I’ve just returned from an event that I found very encouraging and enlightening. Mesh is in the Air was the title of this years meshup of Battlemesh v11 and Wireless Communities Weekend which took place May 7th – 13th at c-base space station, a hacker spaceĀ in Berlin, Germany. This event brought together dozens of individuals sharing a passion for distributed networking and community. The organizers pulled it off and then some, and I thank them for it. Thank you!
First, the fantastical setting. A hacker space founded decades ago in Berlin. Really, a clubhouse for members with a semi-public upstairs featuring a bar, and a downstairs hacker and maker space for members… with a twist. The entire club is decorated and drenched in a lore – that c-base is the earliest excavations of a giant space ship that crashed into what is now Berlin. That famous antenna of Berlin?
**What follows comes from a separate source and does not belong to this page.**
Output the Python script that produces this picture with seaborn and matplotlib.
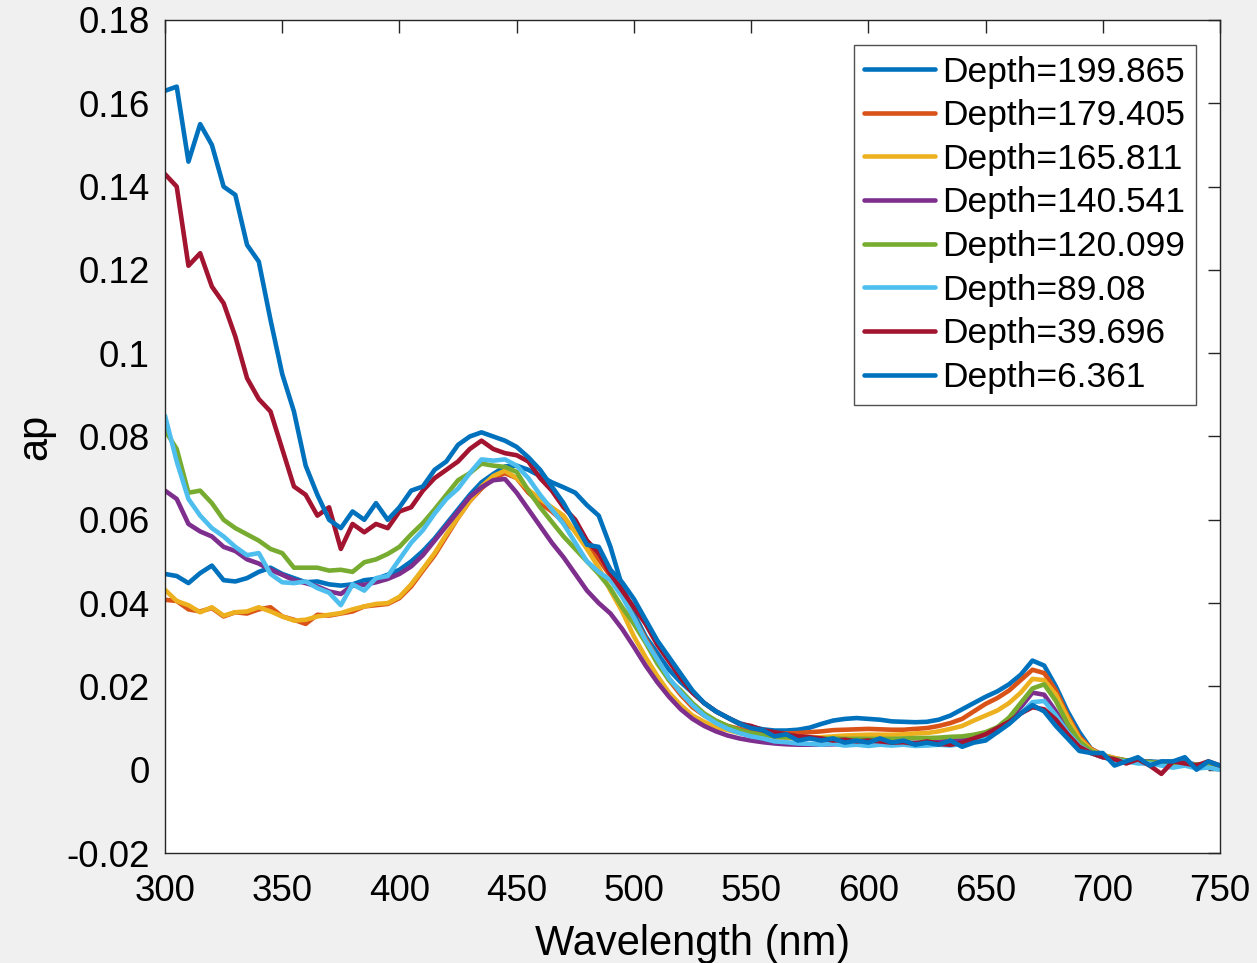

A part of the space ship. Once the plans are fully recovered they will finish reconstruction and take off! It was all in good fun. At right, the restrooms have a filtering organism growing all over them, it eats fecal matter.
The people I met came in from germany, finland, italy, spain, rio, new york city, france, india, japan, greece, netherlands, and I’m probably missing a half dozen more places. The communities (wireless and human), and projects that were presented ran the gamut of philosophy, outreach, politics, legal, technology, and community.
For the battlemesh some people setup a testbed of a few routers, distributed around c-base. They then ran traffic over various mesh networking protocols and did some science. There was actually a discussion afterwards as to the usefulness of the data as the protocols have performed similarly the past two years. Possible a different test, metric, or challenge is in order. Below is a slide diagramming the network topology.
And the food! The event coordinators were able to pull off an ongoing bbq that kept everyone fed with infinite sausages and ribs. This allowed everyone to spend as much time as possible learning and participating by keeping our energy reserves up throughout the day. It also was at no charge, making attending the event a far less expensive prospect.